*Task*
Locate "Clone this diagram in TikZ." in the listing. Transcribe the line that contains it and every line that follows, through the last, omitting all pictures.

- - - - -

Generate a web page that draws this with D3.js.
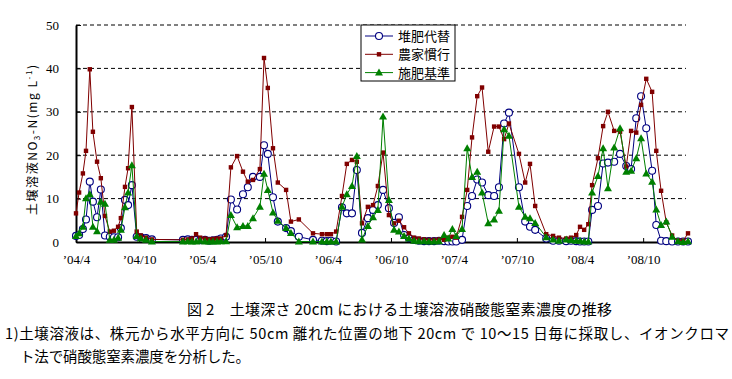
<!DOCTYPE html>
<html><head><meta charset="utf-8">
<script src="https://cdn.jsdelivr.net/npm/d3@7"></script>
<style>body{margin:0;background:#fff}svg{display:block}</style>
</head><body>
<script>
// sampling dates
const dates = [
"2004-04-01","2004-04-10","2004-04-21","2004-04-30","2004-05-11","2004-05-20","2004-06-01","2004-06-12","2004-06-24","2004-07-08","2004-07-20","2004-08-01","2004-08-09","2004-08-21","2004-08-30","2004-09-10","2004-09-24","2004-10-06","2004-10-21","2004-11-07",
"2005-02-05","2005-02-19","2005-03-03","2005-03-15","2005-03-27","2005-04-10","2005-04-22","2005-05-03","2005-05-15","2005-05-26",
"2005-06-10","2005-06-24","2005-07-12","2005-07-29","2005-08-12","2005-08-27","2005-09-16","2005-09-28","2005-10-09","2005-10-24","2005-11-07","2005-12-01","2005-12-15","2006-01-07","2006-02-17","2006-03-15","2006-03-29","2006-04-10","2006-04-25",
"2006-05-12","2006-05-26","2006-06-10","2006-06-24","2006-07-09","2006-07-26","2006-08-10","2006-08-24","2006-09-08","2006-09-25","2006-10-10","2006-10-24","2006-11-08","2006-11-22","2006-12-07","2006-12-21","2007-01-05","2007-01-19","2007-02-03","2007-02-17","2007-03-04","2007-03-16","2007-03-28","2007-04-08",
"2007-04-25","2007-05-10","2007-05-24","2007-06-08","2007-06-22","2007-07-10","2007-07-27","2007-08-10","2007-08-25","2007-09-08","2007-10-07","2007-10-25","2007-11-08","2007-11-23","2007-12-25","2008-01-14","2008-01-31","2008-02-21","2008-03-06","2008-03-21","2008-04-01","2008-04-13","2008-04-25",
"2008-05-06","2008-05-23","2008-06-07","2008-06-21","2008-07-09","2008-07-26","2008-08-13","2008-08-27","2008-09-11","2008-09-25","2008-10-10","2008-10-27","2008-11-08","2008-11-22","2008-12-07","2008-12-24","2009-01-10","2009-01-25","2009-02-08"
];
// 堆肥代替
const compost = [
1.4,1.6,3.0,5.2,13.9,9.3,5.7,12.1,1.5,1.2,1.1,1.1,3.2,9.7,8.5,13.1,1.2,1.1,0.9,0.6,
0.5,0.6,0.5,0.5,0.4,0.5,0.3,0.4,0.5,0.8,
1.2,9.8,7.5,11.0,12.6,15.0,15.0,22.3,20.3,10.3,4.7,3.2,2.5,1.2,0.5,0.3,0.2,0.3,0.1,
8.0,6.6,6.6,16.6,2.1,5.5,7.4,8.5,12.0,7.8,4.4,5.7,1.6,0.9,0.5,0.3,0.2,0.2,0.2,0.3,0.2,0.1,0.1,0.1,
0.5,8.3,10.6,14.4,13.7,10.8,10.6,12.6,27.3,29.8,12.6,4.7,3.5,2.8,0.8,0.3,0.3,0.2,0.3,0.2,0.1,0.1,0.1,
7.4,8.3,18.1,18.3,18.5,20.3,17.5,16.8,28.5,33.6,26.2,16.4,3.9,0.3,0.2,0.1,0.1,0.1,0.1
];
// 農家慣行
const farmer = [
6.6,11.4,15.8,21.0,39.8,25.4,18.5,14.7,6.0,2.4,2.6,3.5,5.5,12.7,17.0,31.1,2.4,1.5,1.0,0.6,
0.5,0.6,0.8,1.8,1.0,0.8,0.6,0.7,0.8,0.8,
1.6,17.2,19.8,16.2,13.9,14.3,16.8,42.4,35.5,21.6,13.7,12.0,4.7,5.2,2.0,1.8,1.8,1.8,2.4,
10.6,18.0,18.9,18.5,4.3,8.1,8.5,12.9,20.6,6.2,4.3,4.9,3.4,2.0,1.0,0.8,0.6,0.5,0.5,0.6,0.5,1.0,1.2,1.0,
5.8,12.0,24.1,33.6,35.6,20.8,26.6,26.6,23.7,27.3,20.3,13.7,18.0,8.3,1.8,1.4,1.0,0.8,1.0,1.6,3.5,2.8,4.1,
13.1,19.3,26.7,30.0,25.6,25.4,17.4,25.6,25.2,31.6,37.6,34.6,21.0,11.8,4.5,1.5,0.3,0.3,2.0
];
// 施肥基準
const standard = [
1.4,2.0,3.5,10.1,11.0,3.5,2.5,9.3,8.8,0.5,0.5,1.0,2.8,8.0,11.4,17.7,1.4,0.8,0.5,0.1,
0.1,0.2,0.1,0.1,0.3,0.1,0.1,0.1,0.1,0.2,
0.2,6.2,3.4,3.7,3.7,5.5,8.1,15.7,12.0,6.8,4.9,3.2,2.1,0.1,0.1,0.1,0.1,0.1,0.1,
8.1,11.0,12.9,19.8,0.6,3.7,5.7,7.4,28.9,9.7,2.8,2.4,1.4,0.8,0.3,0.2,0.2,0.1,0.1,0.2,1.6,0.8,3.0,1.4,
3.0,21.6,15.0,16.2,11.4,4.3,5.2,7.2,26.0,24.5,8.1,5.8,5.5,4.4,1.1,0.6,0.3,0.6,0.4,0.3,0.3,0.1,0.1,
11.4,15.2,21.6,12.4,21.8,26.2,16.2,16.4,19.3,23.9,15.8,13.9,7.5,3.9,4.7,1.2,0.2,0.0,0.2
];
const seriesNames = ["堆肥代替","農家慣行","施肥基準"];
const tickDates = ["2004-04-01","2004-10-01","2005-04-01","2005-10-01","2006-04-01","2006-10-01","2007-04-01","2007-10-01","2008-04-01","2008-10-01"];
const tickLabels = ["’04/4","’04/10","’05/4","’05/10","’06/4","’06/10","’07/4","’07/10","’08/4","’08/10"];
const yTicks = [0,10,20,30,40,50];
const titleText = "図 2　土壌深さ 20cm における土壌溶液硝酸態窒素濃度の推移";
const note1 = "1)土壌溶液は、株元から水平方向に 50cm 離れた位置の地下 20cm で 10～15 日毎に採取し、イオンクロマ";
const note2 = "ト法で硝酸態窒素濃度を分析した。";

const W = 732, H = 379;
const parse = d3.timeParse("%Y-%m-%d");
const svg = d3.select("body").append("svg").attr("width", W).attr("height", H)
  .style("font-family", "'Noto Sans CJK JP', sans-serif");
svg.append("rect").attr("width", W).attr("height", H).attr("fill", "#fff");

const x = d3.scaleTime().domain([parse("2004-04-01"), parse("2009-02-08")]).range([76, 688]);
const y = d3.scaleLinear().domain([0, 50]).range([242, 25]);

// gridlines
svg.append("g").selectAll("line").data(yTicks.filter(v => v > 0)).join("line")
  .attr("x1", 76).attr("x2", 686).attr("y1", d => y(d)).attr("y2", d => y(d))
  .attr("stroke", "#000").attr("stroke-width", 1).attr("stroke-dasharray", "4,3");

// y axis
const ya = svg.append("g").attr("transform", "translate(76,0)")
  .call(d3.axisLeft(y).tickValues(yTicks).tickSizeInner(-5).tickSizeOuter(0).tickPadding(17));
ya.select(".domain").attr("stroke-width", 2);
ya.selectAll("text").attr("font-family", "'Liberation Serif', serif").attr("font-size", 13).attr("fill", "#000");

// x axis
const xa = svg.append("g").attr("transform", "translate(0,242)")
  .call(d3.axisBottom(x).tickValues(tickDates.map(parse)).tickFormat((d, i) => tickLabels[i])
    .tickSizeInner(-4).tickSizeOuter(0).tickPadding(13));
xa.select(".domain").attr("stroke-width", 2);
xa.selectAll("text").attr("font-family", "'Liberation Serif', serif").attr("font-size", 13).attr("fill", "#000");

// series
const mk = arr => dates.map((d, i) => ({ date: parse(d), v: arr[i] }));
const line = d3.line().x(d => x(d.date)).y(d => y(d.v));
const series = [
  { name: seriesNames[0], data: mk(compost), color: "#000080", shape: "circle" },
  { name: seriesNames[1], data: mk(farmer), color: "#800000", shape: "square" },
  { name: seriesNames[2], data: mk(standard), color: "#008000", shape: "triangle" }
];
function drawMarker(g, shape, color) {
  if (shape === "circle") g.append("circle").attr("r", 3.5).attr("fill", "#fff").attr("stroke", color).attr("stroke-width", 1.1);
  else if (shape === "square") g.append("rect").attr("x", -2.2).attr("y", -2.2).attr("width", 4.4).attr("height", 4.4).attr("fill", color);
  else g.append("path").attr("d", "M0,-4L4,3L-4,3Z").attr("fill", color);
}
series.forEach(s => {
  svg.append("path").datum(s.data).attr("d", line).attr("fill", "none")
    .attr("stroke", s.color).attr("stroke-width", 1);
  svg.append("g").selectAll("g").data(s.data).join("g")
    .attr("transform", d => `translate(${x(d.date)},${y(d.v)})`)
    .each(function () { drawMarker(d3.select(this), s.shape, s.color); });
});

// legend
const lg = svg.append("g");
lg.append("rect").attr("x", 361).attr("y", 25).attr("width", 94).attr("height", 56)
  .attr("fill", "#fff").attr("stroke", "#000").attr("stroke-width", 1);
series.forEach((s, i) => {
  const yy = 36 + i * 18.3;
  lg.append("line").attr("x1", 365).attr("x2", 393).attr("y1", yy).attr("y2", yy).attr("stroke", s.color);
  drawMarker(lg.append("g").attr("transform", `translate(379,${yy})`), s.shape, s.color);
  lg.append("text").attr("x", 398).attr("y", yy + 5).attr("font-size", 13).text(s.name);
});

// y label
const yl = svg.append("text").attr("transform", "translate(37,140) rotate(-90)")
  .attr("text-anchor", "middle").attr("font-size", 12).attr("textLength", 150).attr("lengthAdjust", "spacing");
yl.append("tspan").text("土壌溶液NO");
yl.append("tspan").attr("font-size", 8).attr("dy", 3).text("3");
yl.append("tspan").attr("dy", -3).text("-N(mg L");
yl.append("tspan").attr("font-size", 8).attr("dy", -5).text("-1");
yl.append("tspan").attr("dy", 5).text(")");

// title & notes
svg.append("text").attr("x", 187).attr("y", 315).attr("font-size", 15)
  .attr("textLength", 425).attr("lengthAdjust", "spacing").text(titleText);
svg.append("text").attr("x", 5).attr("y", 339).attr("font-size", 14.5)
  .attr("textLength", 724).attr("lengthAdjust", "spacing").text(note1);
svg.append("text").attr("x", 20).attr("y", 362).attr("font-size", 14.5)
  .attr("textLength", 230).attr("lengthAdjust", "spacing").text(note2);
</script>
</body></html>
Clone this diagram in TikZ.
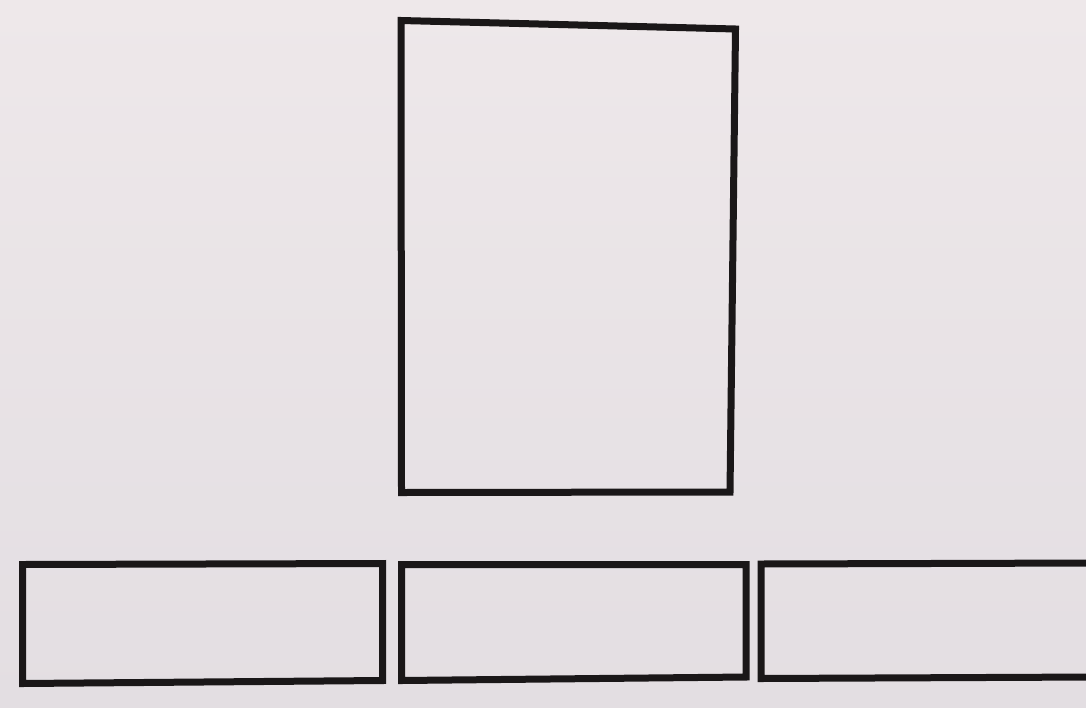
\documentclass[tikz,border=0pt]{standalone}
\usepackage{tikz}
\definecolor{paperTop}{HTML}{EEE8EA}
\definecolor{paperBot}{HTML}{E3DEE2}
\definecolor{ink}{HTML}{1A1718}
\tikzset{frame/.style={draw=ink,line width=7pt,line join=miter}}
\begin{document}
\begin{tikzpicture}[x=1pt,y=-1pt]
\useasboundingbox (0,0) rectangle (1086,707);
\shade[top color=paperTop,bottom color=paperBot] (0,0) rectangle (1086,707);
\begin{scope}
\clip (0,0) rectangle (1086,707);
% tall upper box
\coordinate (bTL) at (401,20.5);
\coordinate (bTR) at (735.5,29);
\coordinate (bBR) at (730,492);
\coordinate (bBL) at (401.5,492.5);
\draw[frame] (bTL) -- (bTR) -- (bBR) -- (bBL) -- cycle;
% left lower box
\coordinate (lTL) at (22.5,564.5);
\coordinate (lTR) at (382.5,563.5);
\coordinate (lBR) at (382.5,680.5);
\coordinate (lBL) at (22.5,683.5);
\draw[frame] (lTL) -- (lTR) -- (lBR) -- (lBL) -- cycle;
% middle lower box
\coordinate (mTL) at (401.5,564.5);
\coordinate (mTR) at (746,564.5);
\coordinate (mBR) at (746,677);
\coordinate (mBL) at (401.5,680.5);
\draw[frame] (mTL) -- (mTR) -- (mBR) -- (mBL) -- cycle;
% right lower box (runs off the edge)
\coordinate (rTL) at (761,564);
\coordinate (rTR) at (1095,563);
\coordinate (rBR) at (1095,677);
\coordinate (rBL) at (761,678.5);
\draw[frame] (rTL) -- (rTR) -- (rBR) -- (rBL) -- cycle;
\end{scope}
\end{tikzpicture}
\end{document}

- - - - -

*Solved exercise*
Clone this diagram in TikZ.
\documentclass[tikz,border=0pt]{standalone}
\usepackage{tikz}
\definecolor{paperTop}{HTML}{EEE8EA}
\definecolor{paperBot}{HTML}{E3DEE2}
\definecolor{ink}{HTML}{1A1718}
\tikzset{frame/.style={draw=ink,line width=7pt,line join=miter}}
\begin{document}
\begin{tikzpicture}[x=1pt,y=-1pt]
\useasboundingbox (0,0) rectangle (1086,707);
\shade[top color=paperTop,bottom color=paperBot] (0,0) rectangle (1086,707);
\begin{scope}
\clip (0,0) rectangle (1086,707);
% tall upper box
\coordinate (bTL) at (401,20.5);
\coordinate (bTR) at (735.5,29);
\coordinate (bBR) at (730,492);
\coordinate (bBL) at (401.5,492.5);
\draw[frame] (bTL) -- (bTR) -- (bBR) -- (bBL) -- cycle;
% left lower box
\coordinate (lTL) at (22.5,564.5);
\coordinate (lTR) at (382.5,563.5);
\coordinate (lBR) at (382.5,680.5);
\coordinate (lBL) at (22.5,683.5);
\draw[frame] (lTL) -- (lTR) -- (lBR) -- (lBL) -- cycle;
% middle lower box
\coordinate (mTL) at (401.5,564.5);
\coordinate (mTR) at (746,564.5);
\coordinate (mBR) at (746,677);
\coordinate (mBL) at (401.5,680.5);
\draw[frame] (mTL) -- (mTR) -- (mBR) -- (mBL) -- cycle;
% right lower box (runs off the edge)
\coordinate (rTL) at (761,564);
\coordinate (rTR) at (1095,563);
\coordinate (rBR) at (1095,677);
\coordinate (rBL) at (761,678.5);
\draw[frame] (rTL) -- (rTR) -- (rBR) -- (rBL) -- cycle;
\end{scope}
\end{tikzpicture}
\end{document}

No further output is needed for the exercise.